Qui in Texas, oggi, per quello che ho potuto vedere in questi anni, siamo a un livello quasi impalpabile di maschilismo. Le donne sono piuttosto temute nell'era del #metoo. Al corso di pronto soccorso, una volta, c'era un insegnante terrorizzato all'idea di fare un massaggio cardiaco o una respirazione bocca a bocca a una ragazzina: aveva paura di essere denunciato per molestie sessuali. Le discriminazioni sono così subdole e difficili da dimostrare di solito che a volte ti chiedi se te lo sei sognato. Mi ha chiesto davvero di preparare il caffè durante la riunione?
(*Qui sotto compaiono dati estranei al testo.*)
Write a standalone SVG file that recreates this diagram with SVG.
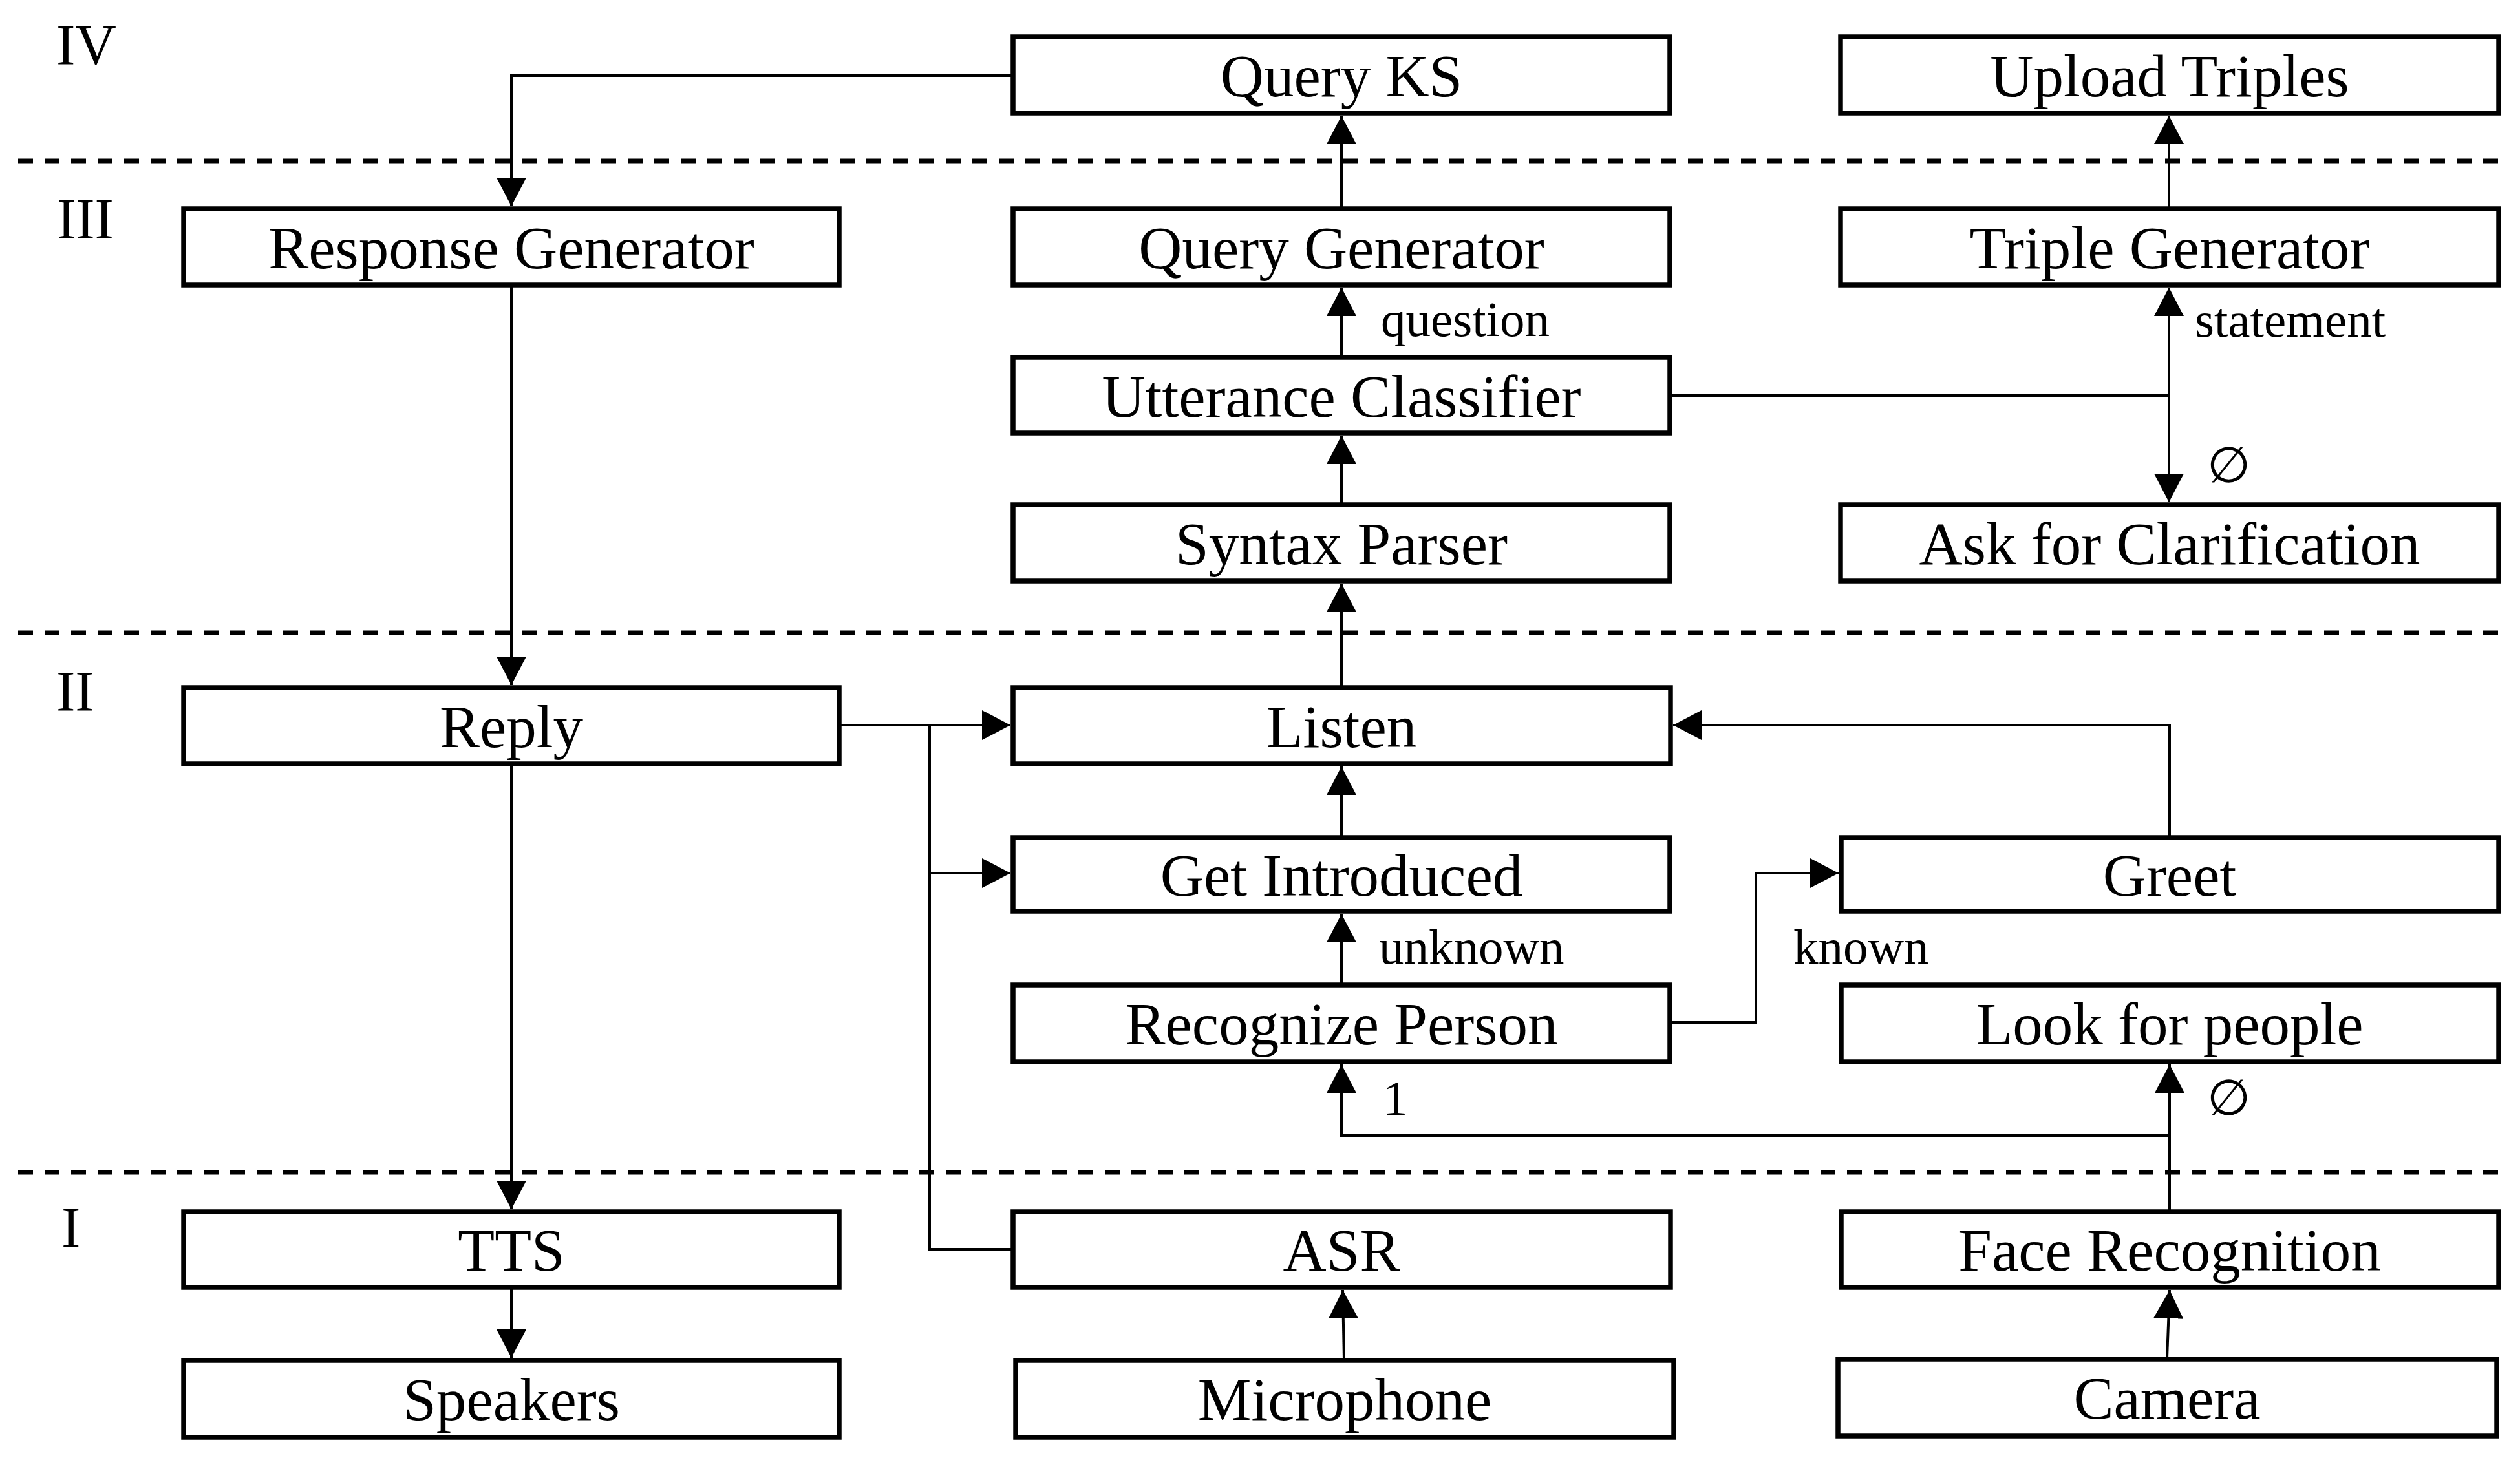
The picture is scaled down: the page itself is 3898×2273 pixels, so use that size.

Ha alluso davvero allo stipendio di mio marito mentre discutevamo il mio aumento? Poi ti confronti con altre donne e ti si chiarisce subito tutto. Ecco, la chiave è tutta qui per me, nel confronto delle esperienze reciproche perchè ci sono dei comportamenti talmente radicati e accettati che non riesci a inquadrarli finchè non ne parli con qualcuno. Il primo passo per noi donne è proprio questo, fare il punto sui torti subiti in passato e avere le idee molto chiare su come vogliamo essere trattate in futuro.
C'è tanto lavoro da fare da parte di tutti. 

2 commenti:

Anonimo ha detto...

personalmente preferirei che anche in italia ci fosse il terrore di essere denunciati sul posto di lavoro per molestie, invece di trovarmi il collega che continua a farmi battute molto pesanti e che la settimana scorsa è arrivato a palparmi il seno. io l'ho segnalato alle risorse umane, eppure in me è talmente radicata l'idea che siamo semrpe noi donne a meritarci le cose, che ho dovuto farmi violenza per farlo

nonsisamai ha detto...

Che brutta situazione. Non è molto, ma hai tutta la mia solidarietà.